Public schools have been under attack for more than 50 years beginning with the 1954 Brown v. Board of Education decision, which saw the immediate introduction of vouchers by southern states. They were used as a way to fund white-only academies to avoid integrating their schools. Some public schools were actually closed during this era. Sadly, in Indiana the Neighborhood Schools formed a voucher plan in the ’70s in opposition to the court’s desegregation order to bus students to achieve integration.
Then in 1983 A Nation at Risk was published, and it ignited the reform movement by providing the impetus for assaulting public education. The mantra of failure was born. The clamor for vouchers began literally only days after its release. Now after 30 years of vouchers, the preponderance of credible research shows virtually no effect in raising student achievement above public-school level, but, regardless, the Indiana legislature adopted the nation’s most far-reaching voucher program to provide choice, not the original promise of academic achievement, for parents to leave public schools while draining vital dollars from them.
Certainly some public schools fail – so do some reputable banks and businesses. And where do most schools fail? Overwhelmingly in the centers of impoverished urban metropolitan areas with their histories of civic neglect, poverty and the accompanying social problems manifested by them. But do you really believe that our entire public school system is broken and can be corrected primarily by supporting private and sectarian schooling with vouchers? Do you believe that your local school is a failure? Are you prepared for the onslaught of new rules by the Indiana Department of Education which will establish continuing failure by some students and schools every year, including a state reading test for third graders that can require retention in grade? Local control of your schools is being eroded systematically.

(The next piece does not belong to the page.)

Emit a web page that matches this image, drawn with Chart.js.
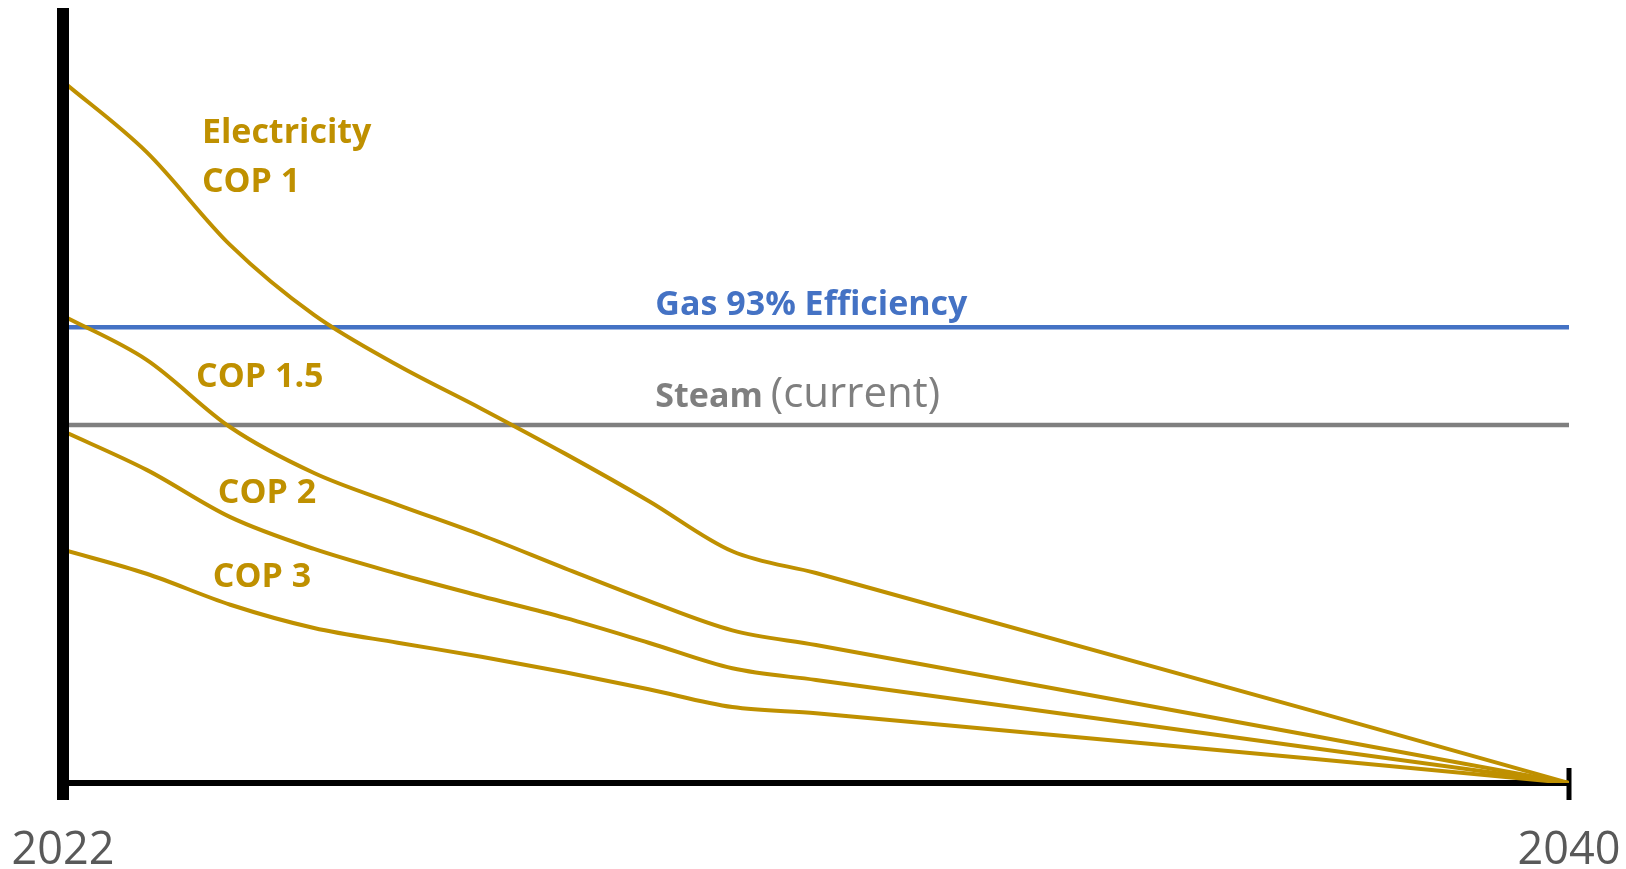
<!DOCTYPE html>
<html>
<head>
<meta charset="utf-8">
<script src="https://cdn.jsdelivr.net/npm/chart.js@4.4.1/dist/chart.umd.min.js"></script>
<style>
  html, body { margin: 0; padding: 0; background: #fff; }
  #wrap { width: 1626px; height: 869px; }
</style>
</head>
<body>
<div id="wrap"><canvas id="costChart"></canvas></div>
<script>
// años del eje x
const years = [2022, 2023, 2024, 2025, 2026, 2027, 2028, 2029, 2030, 2031, 2040];
const tickYears = [2022, 2040];
const tickLabels = ['2022', '2040'];

// coste relativo de calefacción (unidades arbitrarias, 0 = eje inferior)
const electricityCop1 = [90.5, 81.4, 69.4, 60.4, 53.9, 48.3, 42.5, 36.4, 29.9, 27.1, 0];
const cop15 = [60.3, 54.6, 45.9, 40.0, 35.9, 32.0, 27.7, 23.5, 19.7, 17.8, 0];
const cop2 = [45.4, 40.4, 34.3, 30.2, 27.0, 24.1, 21.3, 18.1, 14.8, 13.3, 0];
const cop3 = [30.1, 27.0, 23.0, 20.0, 18.1, 16.3, 14.3, 12.1, 9.8, 9.0, 0];

const flatYears = [2022, 2040];
const gas93 = [58.8, 58.8];
const steamCurrent = [46.2, 46.2];

const GOLD = '#BF9000';
const BLUE = '#4472C4';
const GREY = '#7F7F7F';

const toPoints = (xs, ys) => xs.map((x, i) => ({ x: x, y: ys[i] }));

function goldLine(label, values) {
    return {
        label: label,
        data: toPoints(years, values),
        borderColor: GOLD,
        borderWidth: 4,
        pointRadius: 0,
        cubicInterpolationMode: 'monotone'
    };
}

// etiquetas de texto sobre el gráfico (en coordenadas de datos)
const notes = [
    { parts: [['Electricity', 'bold 34px "Open Sans"', GOLD]], x: 2023.66, y: 82.6 },
    { parts: [['COP 1', 'bold 34px "Open Sans"', GOLD]], x: 2023.66, y: 76.3 },
    { parts: [['COP 1.5', 'bold 34px "Open Sans"', GOLD]], x: 2023.59, y: 51.1 },
    { parts: [['COP 2', 'bold 34px "Open Sans"', GOLD]], x: 2023.85, y: 36.1 },
    { parts: [['COP 3', 'bold 34px "Open Sans"', GOLD]], x: 2023.79, y: 25.3 },
    { parts: [['Gas 93% Efficiency', 'bold 34px "Open Sans"', BLUE]], x: 2029.08, y: 60.4 },
    { parts: [['Steam', 'bold 34px "Open Sans"', GREY], ['(current)', '42px "Open Sans"', GREY]], x: 2029.08, y: 48.5 }
];

const axisLines = {
    id: 'axisLines',
    beforeDatasetsDraw(chart) {
        const { ctx, scales: { x, y } } = chart;
        const x0 = x.getPixelForValue(tickYears[0]);
        const x1 = x.getPixelForValue(tickYears[1]);
        const y0 = y.getPixelForValue(0);
        ctx.save();
        ctx.strokeStyle = '#000';
        ctx.lineWidth = 6;
        ctx.beginPath();
        ctx.moveTo(x0, y0);
        ctx.lineTo(x1, y0);
        ctx.stroke();
        ctx.lineWidth = 5;
        ctx.beginPath();
        ctx.moveTo(x1, y0 - 15);
        ctx.lineTo(x1, y0 + 17);
        ctx.stroke();
        ctx.restore();
    },
    afterDatasetsDraw(chart) {
        const { ctx, chartArea, scales: { x, y } } = chart;
        const x0 = x.getPixelForValue(tickYears[0]);
        const y0 = y.getPixelForValue(0);
        ctx.save();
        ctx.strokeStyle = '#000';
        ctx.lineWidth = 12;
        ctx.beginPath();
        ctx.moveTo(x0, chartArea.top);
        ctx.lineTo(x0, y0 + 17);
        ctx.stroke();
        ctx.restore();
    }
};

const textNotes = {
    id: 'textNotes',
    afterDraw(chart) {
        const { ctx, scales: { x, y } } = chart;
        ctx.save();
        ctx.textBaseline = 'alphabetic';
        ctx.textAlign = 'left';
        notes.forEach(n => {
            let px = x.getPixelForValue(n.x);
            const py = y.getPixelForValue(n.y);
            n.parts.forEach(([txt, font, color]) => {
                ctx.font = font;
                ctx.fillStyle = color;
                ctx.fillText(txt, px, py);
                px += ctx.measureText(txt).width + 8;
            });
        });
        ctx.restore();
    }
};

const ctx = document.getElementById('costChart').getContext('2d');

new Chart(ctx, {
    type: 'line',
    data: {
        datasets: [
            goldLine('Electricity COP 1', electricityCop1),
            goldLine('COP 1.5', cop15),
            goldLine('COP 2', cop2),
            goldLine('COP 3', cop3),
            {
                label: 'Gas 93% Efficiency',
                data: toPoints(flatYears, gas93),
                borderColor: BLUE,
                borderWidth: 4.5,
                pointRadius: 0
            },
            {
                label: 'Steam (current)',
                data: toPoints(flatYears, steamCurrent),
                borderColor: GREY,
                borderWidth: 4.5,
                pointRadius: 0
            }
        ]
    },
    options: {
        responsive: true,
        maintainAspectRatio: false,
        animation: false,
        layout: { padding: { left: 63, right: 57, top: 8, bottom: 0 } },
        plugins: {
            legend: { display: false },
            tooltip: { enabled: false }
        },
        scales: {
            x: {
                type: 'linear',
                min: tickYears[0],
                max: tickYears[1],
                grid: { display: false, drawTicks: false },
                border: { display: false },
                afterBuildTicks: s => { s.ticks = tickYears.map(v => ({ value: v })); },
                afterFit: s => {
                    s.height = 86;
                    s.paddingLeft = 0;
                    s.paddingRight = 0;
                },
                ticks: {
                    autoSkip: false,
                    maxRotation: 0,
                    padding: 41,
                    color: '#595959',
                    font: { family: '"Open Sans"', size: 45 },
                    callback: (v) => tickLabels[tickYears.indexOf(v)]
                }
            },
            y: {
                display: false,
                min: 0,
                max: 100
            }
        }
    },
    plugins: [axisLines, textNotes]
});
</script>
</body>
</html>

The egalitarian assertion, misleadingly false, asserted that with vouchers poor families would be the primary beneficiaries of choice by providing them with the same advantages of the wealthy in choosing their school. If that were true, the poor and special-needs children could all choose any private qualifying school and be admitted. However, private schools are free to set their own exclusive selection policies, admission standards and tuition rates. They are free to limit vacancy. Students can be excluded for reasons such as Not enough room, No ESL or special education teachers, Probably not a good fit, etc. Public schools must accept 100 percent of the students who come to enroll. There is no tuition. There are no selective standards, nor should there be, as they meet the constitutional mandate to provide a general and uniform education to all. Public schools do not teach or promote religious ideology or doctrine, nor should they. The Constitution says so. Religious schools accepting state tax-financed vouchers remain free to exercise their denominational beliefs through instruction.

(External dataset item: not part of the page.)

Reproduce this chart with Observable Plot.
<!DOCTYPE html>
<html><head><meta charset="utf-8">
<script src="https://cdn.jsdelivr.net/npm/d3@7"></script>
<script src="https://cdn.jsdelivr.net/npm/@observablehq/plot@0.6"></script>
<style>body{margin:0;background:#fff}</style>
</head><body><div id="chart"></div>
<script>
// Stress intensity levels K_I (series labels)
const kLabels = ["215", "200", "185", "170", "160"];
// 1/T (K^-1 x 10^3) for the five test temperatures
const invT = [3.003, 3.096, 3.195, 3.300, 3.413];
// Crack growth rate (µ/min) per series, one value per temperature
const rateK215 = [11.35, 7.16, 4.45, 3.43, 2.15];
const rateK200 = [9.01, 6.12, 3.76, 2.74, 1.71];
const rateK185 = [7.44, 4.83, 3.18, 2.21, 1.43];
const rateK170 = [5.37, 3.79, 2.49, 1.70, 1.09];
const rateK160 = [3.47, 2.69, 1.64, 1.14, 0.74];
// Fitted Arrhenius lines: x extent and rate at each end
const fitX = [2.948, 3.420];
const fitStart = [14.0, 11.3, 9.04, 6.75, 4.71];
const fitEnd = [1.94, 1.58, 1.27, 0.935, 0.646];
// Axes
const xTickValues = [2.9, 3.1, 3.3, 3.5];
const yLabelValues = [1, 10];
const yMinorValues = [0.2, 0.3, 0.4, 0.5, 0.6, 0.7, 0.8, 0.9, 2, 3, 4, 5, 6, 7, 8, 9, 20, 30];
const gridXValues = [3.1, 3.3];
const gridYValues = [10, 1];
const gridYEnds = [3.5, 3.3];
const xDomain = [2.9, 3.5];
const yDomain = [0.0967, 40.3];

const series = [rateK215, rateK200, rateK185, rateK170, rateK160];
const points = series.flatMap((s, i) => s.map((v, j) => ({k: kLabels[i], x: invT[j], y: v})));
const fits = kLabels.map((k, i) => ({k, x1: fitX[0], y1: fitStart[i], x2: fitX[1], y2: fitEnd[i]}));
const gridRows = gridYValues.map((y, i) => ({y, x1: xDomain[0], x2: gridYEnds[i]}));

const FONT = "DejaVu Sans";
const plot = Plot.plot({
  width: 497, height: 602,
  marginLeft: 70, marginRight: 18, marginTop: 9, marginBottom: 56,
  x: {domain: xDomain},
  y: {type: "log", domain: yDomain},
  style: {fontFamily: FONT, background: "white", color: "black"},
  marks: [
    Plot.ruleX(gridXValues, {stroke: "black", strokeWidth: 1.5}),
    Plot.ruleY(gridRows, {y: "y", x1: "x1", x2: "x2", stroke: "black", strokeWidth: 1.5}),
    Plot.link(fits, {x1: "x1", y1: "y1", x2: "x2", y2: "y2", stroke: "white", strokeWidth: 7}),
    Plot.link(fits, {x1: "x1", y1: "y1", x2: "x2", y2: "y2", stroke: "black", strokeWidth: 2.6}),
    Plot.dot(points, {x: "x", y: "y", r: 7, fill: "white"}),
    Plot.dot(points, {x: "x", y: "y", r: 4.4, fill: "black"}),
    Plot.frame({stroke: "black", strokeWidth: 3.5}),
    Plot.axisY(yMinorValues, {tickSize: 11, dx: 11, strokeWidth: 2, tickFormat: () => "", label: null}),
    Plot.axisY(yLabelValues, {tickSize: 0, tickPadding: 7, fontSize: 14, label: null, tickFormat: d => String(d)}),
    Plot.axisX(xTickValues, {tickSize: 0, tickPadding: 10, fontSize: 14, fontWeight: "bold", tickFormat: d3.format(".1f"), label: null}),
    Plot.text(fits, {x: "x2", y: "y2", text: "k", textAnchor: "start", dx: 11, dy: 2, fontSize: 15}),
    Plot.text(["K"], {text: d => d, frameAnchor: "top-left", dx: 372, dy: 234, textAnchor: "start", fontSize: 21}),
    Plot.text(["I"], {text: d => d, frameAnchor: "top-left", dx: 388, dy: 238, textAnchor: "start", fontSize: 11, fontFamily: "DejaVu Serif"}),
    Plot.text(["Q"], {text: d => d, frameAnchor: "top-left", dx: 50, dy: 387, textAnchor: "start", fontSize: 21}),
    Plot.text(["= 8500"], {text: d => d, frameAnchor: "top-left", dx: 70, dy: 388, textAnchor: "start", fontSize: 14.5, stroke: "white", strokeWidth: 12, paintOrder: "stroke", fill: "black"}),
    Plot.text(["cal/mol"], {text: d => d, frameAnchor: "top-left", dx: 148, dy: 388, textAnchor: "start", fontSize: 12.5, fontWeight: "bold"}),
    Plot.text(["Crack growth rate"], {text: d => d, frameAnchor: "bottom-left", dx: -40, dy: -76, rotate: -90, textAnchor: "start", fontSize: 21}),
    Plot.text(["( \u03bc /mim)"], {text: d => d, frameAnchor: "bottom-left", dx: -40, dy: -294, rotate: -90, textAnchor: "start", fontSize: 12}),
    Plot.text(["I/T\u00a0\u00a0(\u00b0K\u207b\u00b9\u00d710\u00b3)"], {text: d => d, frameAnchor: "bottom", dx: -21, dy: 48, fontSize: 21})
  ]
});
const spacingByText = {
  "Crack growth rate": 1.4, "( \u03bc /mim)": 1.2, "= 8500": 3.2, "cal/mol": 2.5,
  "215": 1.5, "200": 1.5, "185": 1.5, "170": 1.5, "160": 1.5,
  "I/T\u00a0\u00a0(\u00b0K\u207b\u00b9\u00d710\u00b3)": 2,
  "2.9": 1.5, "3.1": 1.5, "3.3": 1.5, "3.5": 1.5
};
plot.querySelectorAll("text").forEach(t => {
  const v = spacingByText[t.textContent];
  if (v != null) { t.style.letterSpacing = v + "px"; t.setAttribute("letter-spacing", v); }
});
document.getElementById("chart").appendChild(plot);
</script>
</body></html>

Some 90 percent of Indiana’s 2011-12 vouchers went to sectarian religious schools. With an average value of $4,150 per voucher, the 3,919 voucher students cost Indiana public school districts more than $16 million. The state is delighted because this is less than the public school per-pupil cost and the state keeps the difference between the voucher cost and the balance of the state per-pupil support owed the school corporation.
Indiana’s law explicitly prohibits regulation of private sectarian schools. They operate without excessive interference from the government. Transparency and open records requirements are not the same as for public schools. Inquiries into religious doctrine are off limits.
The terrible downside to this is that the public schools lose money which supports the programs most parents and students value: the extracurriculars of band, chorus, theater, newspaper, yearbook, educational field trips, athletic and academic teams and their coaches. Art, PE and elective music classes are usually the first of the curricular cuts. Money that reduces class size, allows creation of new courses, pays for educational development, and provides support and remediation for students is reduced, if not lost, as costs for everything increase regardless.
To counter the charge that public tax dollars go to religious schools, which is prohibited by the Constitution, the governor, the legislature and the IDOE used the egregious argument that voucher money doesn’t go directly to the private school; it goes to the parents who then sign it over to the school. A rose by any other name ...
The Indiana legislature with the governor’s approval and that of our current political leaders, has joined the chorus in repeating failure, failure, failure and crisis, crisis, crisis. That was used to pass the Choice Scholarship (vouchers) law along with the School Expenditure Deduction which allows parents of privately schooled children to deduct enrollment expenditures up to $1,000 from their taxes. This includes the cost of textbooks, which is not a benefit allowed public school parents.
Our 1851 constitution states that knowledge and learning are essential to our free government, and the General Assembly has the duty to provide a general and uniform system of common (not private, not sectarian) schools wherein tuition will not be charged and which will be open equally to all. Since the Northwest Ordinance of 1787 and continuing to this day, our democracy and our American culture rest on a system of public schools open to each child, not on an exclusive private selective system supported by taxpayer dollars.
James Conant said that the greater the proportion of our youth who attend independent (private) schools, the greater the threat to our democratic unity. He was right. Our democracy will survive and prosper only when all of its citizens are educated, which is what our public schools do well.
Your schools are being assaulted. Newly passed rules are so structured that failure is ensured for some students, teachers and schools continually, which fulfills the prophecy of constant failure. Do not let this happen. Inform yourselves. Contact your representatives and senators. Find out who your IDOE representative is and ask questions. And above all make your voice heard. Keep control of your local public schools.